_Directive:_ Leave out every picture, then transcribe the rest of the listing exactly.

++++++++

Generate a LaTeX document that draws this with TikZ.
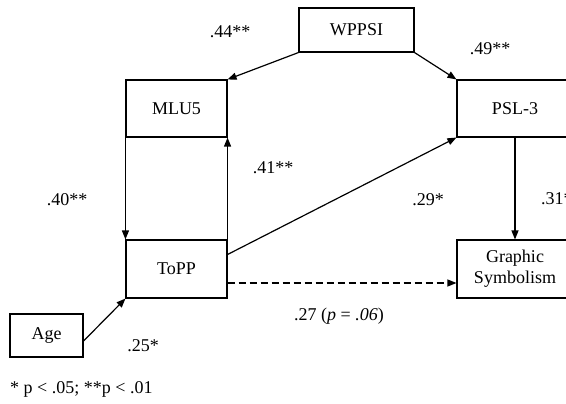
\documentclass[tikz,border=0pt]{standalone}
\usepackage{fontspec}
\setmainfont{Liberation Serif}
\usetikzlibrary{positioning,arrows.meta}

\begin{document}
\begin{tikzpicture}[x=1pt, y=-1pt,
        every node/.style={font=\fontsize{18}{21}\selectfont},
        b/.style={draw, line width=1.1pt, align=center, inner sep=0pt, minimum width=101pt, minimum height=57pt},
        coef/.style={inner sep=0pt},
        arr/.style={-{Triangle[length=9pt, width=7pt]}, line width=1.2pt}]
      \useasboundingbox (0,0) rectangle (566,404);
      \clip (0,0) rectangle (566,404);
      \node[b, minimum width=115pt, minimum height=44pt] (wppsi) at (356.5,30) {WPPSI};
      \node[b] (mlu) at (176.5,108.5) {MLU5};
      \node[b, minimum width=116pt] (psl) at (515,108.5) {PSL-3};
      \node[b, minimum height=58pt] (topp) at (176.5,269) {ToPP};
      \node[b, minimum width=116pt, minimum height=58pt] (graph) at (515,269) {Graphic\\Symbolism};
      \node[b, minimum width=73pt, minimum height=43pt] (age) at (46.5,335.5) {Age};
      \draw[arr] (wppsi.south west) -- (mlu.north east);
      \draw[arr] (wppsi.south east) -- (psl.north west);
      \draw[arr] (mlu.south west) -- (topp.north west);
      \draw[arr] (topp.north east) -- (mlu.south east);
      \draw[arr] ([yshift=14.5pt]topp.east) -- (psl.south west);
      \draw[arr] (psl.south) -- (graph.north);
      \draw[arr, dash pattern=on 7pt off 4pt] ([yshift=-14pt]topp.east) -- ([yshift=-14pt]graph.west);
      \draw[arr] ([yshift=-5.5pt]age.east) -- (topp.south west);
      % path coefficients
      \node[coef] (c44) at (230,32) {.44**};
      \node[coef] (c49) at (490,49) {.49**};
      \node[coef] (c41) at (273,168) {.41**};
      \node[coef] (c40) at (67,200) {.40**};
      \node[coef] (c29) at (428,200) {.29*};
      \node[coef, anchor=west] (c31) at (541,199) {.31*};
      \node[coef] (c27) at (339,316) {.27 (\textit{p} = \textit{.06})};
      \node[coef] (c25) at (143,346) {.25*};
      \node[coef, anchor=west] (note) at (10,389) {* p < .05; **p < .01};
      \end{tikzpicture}
\end{document}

++++++++

_Complete answer:_
Generate a LaTeX document that draws this with TikZ.
\documentclass[tikz,border=0pt]{standalone}
\usepackage{fontspec}
\setmainfont{Liberation Serif}
\usetikzlibrary{positioning,arrows.meta}

\begin{document}
\begin{tikzpicture}[x=1pt, y=-1pt,
        every node/.style={font=\fontsize{18}{21}\selectfont},
        b/.style={draw, line width=1.1pt, align=center, inner sep=0pt, minimum width=101pt, minimum height=57pt},
        coef/.style={inner sep=0pt},
        arr/.style={-{Triangle[length=9pt, width=7pt]}, line width=1.2pt}]
      \useasboundingbox (0,0) rectangle (566,404);
      \clip (0,0) rectangle (566,404);
      \node[b, minimum width=115pt, minimum height=44pt] (wppsi) at (356.5,30) {WPPSI};
      \node[b] (mlu) at (176.5,108.5) {MLU5};
      \node[b, minimum width=116pt] (psl) at (515,108.5) {PSL-3};
      \node[b, minimum height=58pt] (topp) at (176.5,269) {ToPP};
      \node[b, minimum width=116pt, minimum height=58pt] (graph) at (515,269) {Graphic\\Symbolism};
      \node[b, minimum width=73pt, minimum height=43pt] (age) at (46.5,335.5) {Age};
      \draw[arr] (wppsi.south west) -- (mlu.north east);
      \draw[arr] (wppsi.south east) -- (psl.north west);
      \draw[arr] (mlu.south west) -- (topp.north west);
      \draw[arr] (topp.north east) -- (mlu.south east);
      \draw[arr] ([yshift=14.5pt]topp.east) -- (psl.south west);
      \draw[arr] (psl.south) -- (graph.north);
      \draw[arr, dash pattern=on 7pt off 4pt] ([yshift=-14pt]topp.east) -- ([yshift=-14pt]graph.west);
      \draw[arr] ([yshift=-5.5pt]age.east) -- (topp.south west);
      % path coefficients
      \node[coef] (c44) at (230,32) {.44**};
      \node[coef] (c49) at (490,49) {.49**};
      \node[coef] (c41) at (273,168) {.41**};
      \node[coef] (c40) at (67,200) {.40**};
      \node[coef] (c29) at (428,200) {.29*};
      \node[coef, anchor=west] (c31) at (541,199) {.31*};
      \node[coef] (c27) at (339,316) {.27 (\textit{p} = \textit{.06})};
      \node[coef] (c25) at (143,346) {.25*};
      \node[coef, anchor=west] (note) at (10,389) {* p < .05; **p < .01};
      \end{tikzpicture}
\end{document}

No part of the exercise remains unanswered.